Seminar

Linkages among Clouds, Climate Sensitivity, and the Atmospheric General Circulation in the Southern Hemisphere

DSRC entrance

Kevin Grise, University of Virginia

Wednesday, February 28, 2018, 3:30 pm Mountain Time
DSRC 2A305

Abstract

The atmospheric response to increasing greenhouse gas concentrations is often described in terms of the climate sensitivity, or the global-mean surface temperature response. The climate sensitivity of global climate models remains poorly constrained, in large part due to uncertainty in cloud feedbacks. However, the atmospheric response to increasing greenhouse gases in global climate models is not limited to an increase in the global-mean surface temperature: for example, the midlatitude jet streams shift poleward, the Hadley circulation expands, and consequently the hydrological cycle is altered. The linkages among these changes in the atmospheric circulation, cloud feedbacks, and climate sensitivity remain poorly understood.

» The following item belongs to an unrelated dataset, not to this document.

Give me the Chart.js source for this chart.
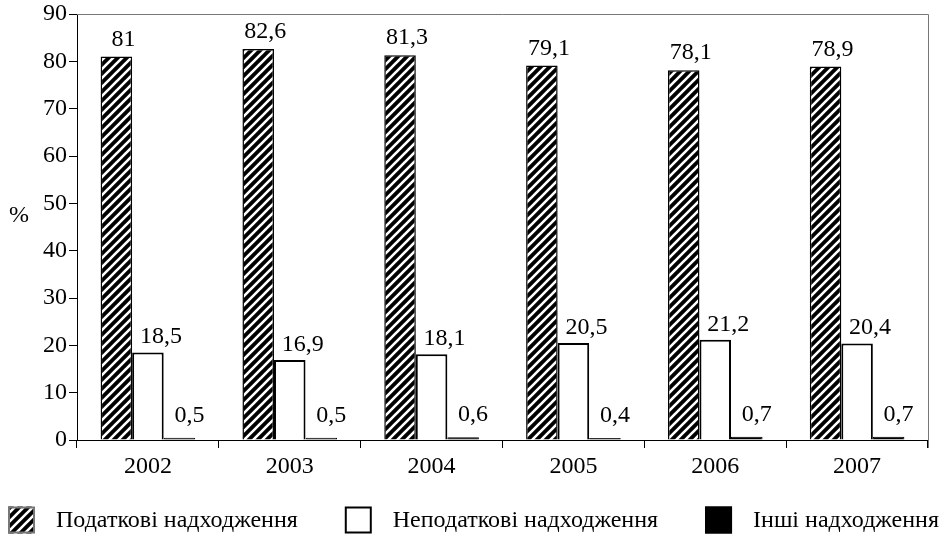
<!DOCTYPE html>
<html>
<head>
<meta charset="utf-8">
<script src="https://cdn.jsdelivr.net/npm/chart.js@4/dist/chart.umd.min.js"></script>
<style>
  html, body { margin: 0; padding: 0; background: #fff; }
</style>
</head>
<body>
<canvas id="myChart" width="945" height="540"></canvas>
<script>
const years = ["2002", "2003", "2004", "2005", "2006", "2007"];
const taxIncome = [81, 82.6, 81.3, 79.1, 78.1, 78.9];
const nonTaxIncome = [18.5, 16.9, 18.1, 20.5, 21.2, 20.4];
const otherIncome = [0.5, 0.5, 0.6, 0.4, 0.7, 0.7];
const yTicks = [0, 10, 20, 30, 40, 50, 60, 70, 80, 90];

const font = "'Liberation Serif', 'Times New Roman', serif";
const fontSize = 24;

function makeHatch() {
  const c = document.createElement("canvas");
  c.width = 9;
  c.height = 9;
  const g = c.getContext("2d");
  g.fillStyle = "#000";
  g.fillRect(0, 0, 9, 9);
  g.strokeStyle = "#fff";
  g.lineWidth = 2.6;
  g.beginPath();
  g.moveTo(-4.5, 4.5); g.lineTo(4.5, -4.5);
  g.moveTo(0, 9); g.lineTo(9, 0);
  g.moveTo(4.5, 13.5); g.lineTo(13.5, 4.5);
  g.stroke();
  return g.createPattern(c, "repeat");
}

// value labels, "%" title, top/right frame and the legend row
const extras = {
  id: "extras",
  afterDatasetsDraw(chart) {
    const ctx = chart.ctx;
    const area = chart.chartArea;
    ctx.save();
    ctx.strokeStyle = "#777";
    ctx.lineWidth = 1;
    ctx.beginPath();
    ctx.moveTo(area.left, area.top + 0.5);
    ctx.lineTo(area.right + 0.5, area.top + 0.5);
    ctx.lineTo(area.right + 0.5, area.bottom + 8);
    ctx.stroke();

    ctx.fillStyle = "#000";
    ctx.font = fontSize + "px " + font;
    ctx.textAlign = "center";
    ctx.textBaseline = "alphabetic";
    chart.data.datasets.forEach((ds, i) => {
      const [dx, dy] = ds.labelShift;
      chart.getDatasetMeta(i).data.forEach((bar, j) => {
        ctx.fillText(String(ds.data[j]).replace(".", ","), bar.x + dx, bar.y - dy);
      });
    });

    ctx.textAlign = "left";
    ctx.textBaseline = "middle";
    ctx.fillText("%", 9, chart.scales.y.getPixelForValue(47.4));

    // legend
    const box = 27, gapText = 21, gapItem = 47;
    const items = chart.data.datasets.map((ds) => ({
      ds, w: box + gapText + ctx.measureText(ds.label).width,
    }));
    const total = items.reduce((a, it) => a + it.w, 0) + gapItem * (items.length - 1);
    let x = (chart.width - total) / 2 + 1;
    const yMid = 520;
    items.forEach((it) => {
      const ds = it.ds;
      ctx.fillStyle = ds.backgroundColor;
      ctx.fillRect(x, yMid - box / 2, box, box);
      ctx.strokeStyle = ds.legendBorder;
      ctx.lineWidth = 2;
      ctx.strokeRect(x + 1, yMid - box / 2 + 1, box - 2, box - 2);
      ctx.fillStyle = "#000";
      ctx.fillText(ds.label, x + box + gapText, yMid + 1);
      x += it.w + gapItem;
    });
    ctx.restore();
  },
};

var ctx = document.getElementById("myChart").getContext("2d");
var myChart = new Chart(ctx, {
  type: "bar",
  data: {
    labels: years,
    datasets: [
      {
        label: "Податкові надходження",
        data: taxIncome,
        backgroundColor: makeHatch(),
        borderColor: "#000",
        borderWidth: 1.5,
        legendBorder: "#777",
        labelShift: [7, 11],
      },
      {
        label: "Неподаткові надходження",
        data: nonTaxIncome,
        backgroundColor: "#fff",
        borderColor: "#000",
        borderWidth: 2,
        legendBorder: "#000",
        labelShift: [13, 9],
      },
      {
        label: "Інші надходження",
        data: otherIncome,
        backgroundColor: "#000",
        borderColor: "#000",
        borderWidth: 1,
        legendBorder: "#000",
        labelShift: [10, 16],
      },
    ],
  },
  options: {
    responsive: false,
    maintainAspectRatio: false,
    animation: false,
    layout: { padding: { top: 0, right: 17, bottom: 60, left: 0 } },
    datasets: { bar: { categoryPercentage: 0.667, barPercentage: 1 } },
    scales: {
      x: {
        grid: { drawOnChartArea: false, tickLength: 8, color: "#000", offset: true },
        border: { color: "#000", width: 1 },
        ticks: { color: "#000", font: { family: font, size: fontSize }, padding: 4, maxRotation: 0 },
        afterFit: (s) => { s.height = 40; },
      },
      y: {
        min: 0,
        max: 90,
        afterBuildTicks: (s) => { s.ticks = yTicks.map((v) => ({ value: v })); },
        grid: { drawOnChartArea: false, tickLength: 8, color: "#000" },
        border: { color: "#000", width: 1 },
        ticks: { color: "#000", font: { family: font, size: fontSize }, padding: 2 },
        afterFit: (s) => { s.width = 77; s.paddingTop = 14; },
      },
    },
    plugins: {
      tooltip: { enabled: false },
      legend: { display: false },
    },
  },
  plugins: [extras],
});
</script>
</body>
</html>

Atmospheric circulation changes and cloud feedbacks might be expected to closely follow the time evolution of global-mean surface temperature warming. In this talk, I will show evidence from CMIP5 global climate models that key features of the large-scale atmospheric circulation of the Southern Hemisphere actually respond to increased CO2 on a faster time scale than the global-mean surface temperature. Consequently, any cloud feedbacks driven primarily by changes in the circulation will also occur on a faster timescale than the global-mean surface temperature. For example, as the Southern Hemisphere midlatitude storm tracks and their associated cloud features shift poleward, they move from a latitude of greater incoming solar radiation to one of less incoming solar radiation. Such poleward movement in the clouds leads to a warming feedback in many climate models, as the clouds will be reflecting less solar radiation when they move to higher latitudes. However, there is little evidence from NASA CERES satellite observations to suggest that a poleward movement of the storm tracks alone could contribute to a large warming feedback. The positive circulation-driven cloud feedback that occurs in climate models appears to arise from an improper sensitivity of the models' low-level clouds to changes in the boundary layer inversion strength. Implications of these model biases for future climate projections will be discussed.


Kevin Grise has been an assistant professor in the Department of Environmental Sciences at the University of Virginia since 2014. His research focuses on large-scale atmospheric dynamics and their role in climate variability and change. Prior to arriving at University of Virginia, he spent one year as a postdoc at McGill University in Montreal and two years as a postdoc at Lamont-Doherty Earth Observatory (Columbia University) in New York. He has a B.S. in meteorology from Penn State University and a M.S. and Ph.D. in atmospheric science from Colorado State University.